Written problem —
Leaving out the pictures, retype all the material exactly.

►

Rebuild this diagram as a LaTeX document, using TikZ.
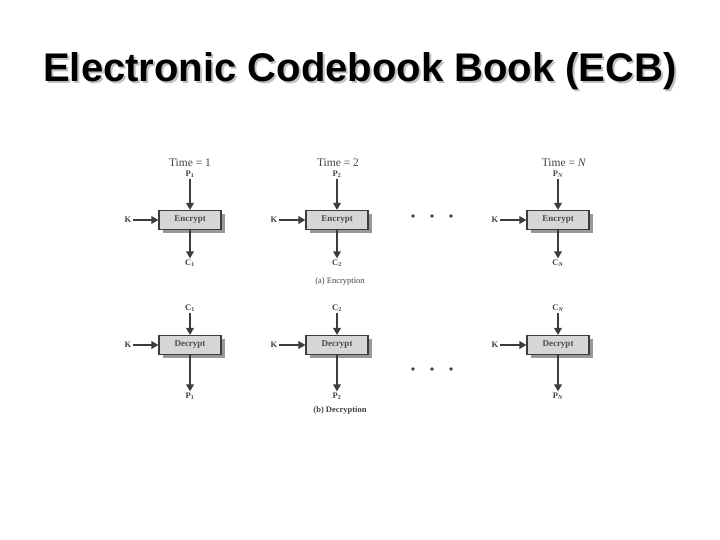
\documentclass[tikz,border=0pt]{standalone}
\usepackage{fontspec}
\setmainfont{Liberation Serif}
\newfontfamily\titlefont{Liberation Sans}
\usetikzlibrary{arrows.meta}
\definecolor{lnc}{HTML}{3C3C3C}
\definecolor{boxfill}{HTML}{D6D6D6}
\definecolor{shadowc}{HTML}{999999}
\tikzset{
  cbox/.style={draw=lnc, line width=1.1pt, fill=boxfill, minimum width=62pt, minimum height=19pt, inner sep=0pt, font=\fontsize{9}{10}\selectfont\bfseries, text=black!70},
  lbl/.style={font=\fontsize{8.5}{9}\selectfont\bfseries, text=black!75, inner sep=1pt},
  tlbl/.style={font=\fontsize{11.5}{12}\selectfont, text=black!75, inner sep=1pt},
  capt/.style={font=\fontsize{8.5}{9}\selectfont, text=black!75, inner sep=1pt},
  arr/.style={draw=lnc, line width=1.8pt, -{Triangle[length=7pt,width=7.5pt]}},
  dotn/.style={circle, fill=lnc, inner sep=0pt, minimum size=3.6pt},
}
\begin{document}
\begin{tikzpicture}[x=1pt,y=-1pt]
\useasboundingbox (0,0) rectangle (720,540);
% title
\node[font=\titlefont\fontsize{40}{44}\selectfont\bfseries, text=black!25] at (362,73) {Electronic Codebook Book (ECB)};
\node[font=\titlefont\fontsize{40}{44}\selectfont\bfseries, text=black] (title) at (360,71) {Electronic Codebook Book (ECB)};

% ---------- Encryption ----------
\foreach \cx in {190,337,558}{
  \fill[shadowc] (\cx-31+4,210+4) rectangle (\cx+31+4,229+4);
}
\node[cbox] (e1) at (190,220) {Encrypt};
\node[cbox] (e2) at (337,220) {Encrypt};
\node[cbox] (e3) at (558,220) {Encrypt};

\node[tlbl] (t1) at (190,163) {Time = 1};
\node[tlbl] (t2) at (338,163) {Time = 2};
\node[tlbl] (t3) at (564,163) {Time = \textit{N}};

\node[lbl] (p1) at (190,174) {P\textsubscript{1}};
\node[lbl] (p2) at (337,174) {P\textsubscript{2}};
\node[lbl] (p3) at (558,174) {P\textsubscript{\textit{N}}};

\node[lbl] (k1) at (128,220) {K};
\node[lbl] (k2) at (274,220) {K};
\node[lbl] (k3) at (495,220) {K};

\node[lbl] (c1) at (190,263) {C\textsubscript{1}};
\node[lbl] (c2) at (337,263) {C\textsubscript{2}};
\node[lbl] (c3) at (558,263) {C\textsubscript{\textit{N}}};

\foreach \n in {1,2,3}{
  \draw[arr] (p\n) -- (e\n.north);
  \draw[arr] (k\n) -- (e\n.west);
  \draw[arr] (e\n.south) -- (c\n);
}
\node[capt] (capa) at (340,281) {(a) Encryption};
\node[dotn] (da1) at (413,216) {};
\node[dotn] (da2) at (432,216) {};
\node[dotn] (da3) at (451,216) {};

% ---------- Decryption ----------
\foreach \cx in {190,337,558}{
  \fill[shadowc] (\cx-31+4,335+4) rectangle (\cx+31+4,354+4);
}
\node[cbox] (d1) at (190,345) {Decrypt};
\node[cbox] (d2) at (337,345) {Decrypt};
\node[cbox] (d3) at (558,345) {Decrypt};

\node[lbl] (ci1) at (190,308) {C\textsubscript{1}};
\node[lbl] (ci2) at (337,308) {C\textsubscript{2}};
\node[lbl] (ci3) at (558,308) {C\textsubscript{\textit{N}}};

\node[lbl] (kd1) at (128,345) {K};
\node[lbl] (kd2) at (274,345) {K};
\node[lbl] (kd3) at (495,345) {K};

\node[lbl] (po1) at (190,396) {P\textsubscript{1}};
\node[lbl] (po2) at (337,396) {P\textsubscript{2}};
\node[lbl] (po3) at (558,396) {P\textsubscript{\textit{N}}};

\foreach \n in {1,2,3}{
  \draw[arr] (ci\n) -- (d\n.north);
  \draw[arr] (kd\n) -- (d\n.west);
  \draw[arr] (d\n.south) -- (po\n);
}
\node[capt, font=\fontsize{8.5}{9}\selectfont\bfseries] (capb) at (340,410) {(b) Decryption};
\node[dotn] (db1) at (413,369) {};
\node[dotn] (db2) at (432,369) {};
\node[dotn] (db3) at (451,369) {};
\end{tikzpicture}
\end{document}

◄

Response to this exercise —
Rebuild this diagram as a LaTeX document, using TikZ.
\documentclass[tikz,border=0pt]{standalone}
\usepackage{fontspec}
\setmainfont{Liberation Serif}
\newfontfamily\titlefont{Liberation Sans}
\usetikzlibrary{arrows.meta}
\definecolor{lnc}{HTML}{3C3C3C}
\definecolor{boxfill}{HTML}{D6D6D6}
\definecolor{shadowc}{HTML}{999999}
\tikzset{
  cbox/.style={draw=lnc, line width=1.1pt, fill=boxfill, minimum width=62pt, minimum height=19pt, inner sep=0pt, font=\fontsize{9}{10}\selectfont\bfseries, text=black!70},
  lbl/.style={font=\fontsize{8.5}{9}\selectfont\bfseries, text=black!75, inner sep=1pt},
  tlbl/.style={font=\fontsize{11.5}{12}\selectfont, text=black!75, inner sep=1pt},
  capt/.style={font=\fontsize{8.5}{9}\selectfont, text=black!75, inner sep=1pt},
  arr/.style={draw=lnc, line width=1.8pt, -{Triangle[length=7pt,width=7.5pt]}},
  dotn/.style={circle, fill=lnc, inner sep=0pt, minimum size=3.6pt},
}
\begin{document}
\begin{tikzpicture}[x=1pt,y=-1pt]
\useasboundingbox (0,0) rectangle (720,540);
% title
\node[font=\titlefont\fontsize{40}{44}\selectfont\bfseries, text=black!25] at (362,73) {Electronic Codebook Book (ECB)};
\node[font=\titlefont\fontsize{40}{44}\selectfont\bfseries, text=black] (title) at (360,71) {Electronic Codebook Book (ECB)};

% ---------- Encryption ----------
\foreach \cx in {190,337,558}{
  \fill[shadowc] (\cx-31+4,210+4) rectangle (\cx+31+4,229+4);
}
\node[cbox] (e1) at (190,220) {Encrypt};
\node[cbox] (e2) at (337,220) {Encrypt};
\node[cbox] (e3) at (558,220) {Encrypt};

\node[tlbl] (t1) at (190,163) {Time = 1};
\node[tlbl] (t2) at (338,163) {Time = 2};
\node[tlbl] (t3) at (564,163) {Time = \textit{N}};

\node[lbl] (p1) at (190,174) {P\textsubscript{1}};
\node[lbl] (p2) at (337,174) {P\textsubscript{2}};
\node[lbl] (p3) at (558,174) {P\textsubscript{\textit{N}}};

\node[lbl] (k1) at (128,220) {K};
\node[lbl] (k2) at (274,220) {K};
\node[lbl] (k3) at (495,220) {K};

\node[lbl] (c1) at (190,263) {C\textsubscript{1}};
\node[lbl] (c2) at (337,263) {C\textsubscript{2}};
\node[lbl] (c3) at (558,263) {C\textsubscript{\textit{N}}};

\foreach \n in {1,2,3}{
  \draw[arr] (p\n) -- (e\n.north);
  \draw[arr] (k\n) -- (e\n.west);
  \draw[arr] (e\n.south) -- (c\n);
}
\node[capt] (capa) at (340,281) {(a) Encryption};
\node[dotn] (da1) at (413,216) {};
\node[dotn] (da2) at (432,216) {};
\node[dotn] (da3) at (451,216) {};

% ---------- Decryption ----------
\foreach \cx in {190,337,558}{
  \fill[shadowc] (\cx-31+4,335+4) rectangle (\cx+31+4,354+4);
}
\node[cbox] (d1) at (190,345) {Decrypt};
\node[cbox] (d2) at (337,345) {Decrypt};
\node[cbox] (d3) at (558,345) {Decrypt};

\node[lbl] (ci1) at (190,308) {C\textsubscript{1}};
\node[lbl] (ci2) at (337,308) {C\textsubscript{2}};
\node[lbl] (ci3) at (558,308) {C\textsubscript{\textit{N}}};

\node[lbl] (kd1) at (128,345) {K};
\node[lbl] (kd2) at (274,345) {K};
\node[lbl] (kd3) at (495,345) {K};

\node[lbl] (po1) at (190,396) {P\textsubscript{1}};
\node[lbl] (po2) at (337,396) {P\textsubscript{2}};
\node[lbl] (po3) at (558,396) {P\textsubscript{\textit{N}}};

\foreach \n in {1,2,3}{
  \draw[arr] (ci\n) -- (d\n.north);
  \draw[arr] (kd\n) -- (d\n.west);
  \draw[arr] (d\n.south) -- (po\n);
}
\node[capt, font=\fontsize{8.5}{9}\selectfont\bfseries] (capb) at (340,410) {(b) Decryption};
\node[dotn] (db1) at (413,369) {};
\node[dotn] (db2) at (432,369) {};
\node[dotn] (db3) at (451,369) {};
\end{tikzpicture}
\end{document}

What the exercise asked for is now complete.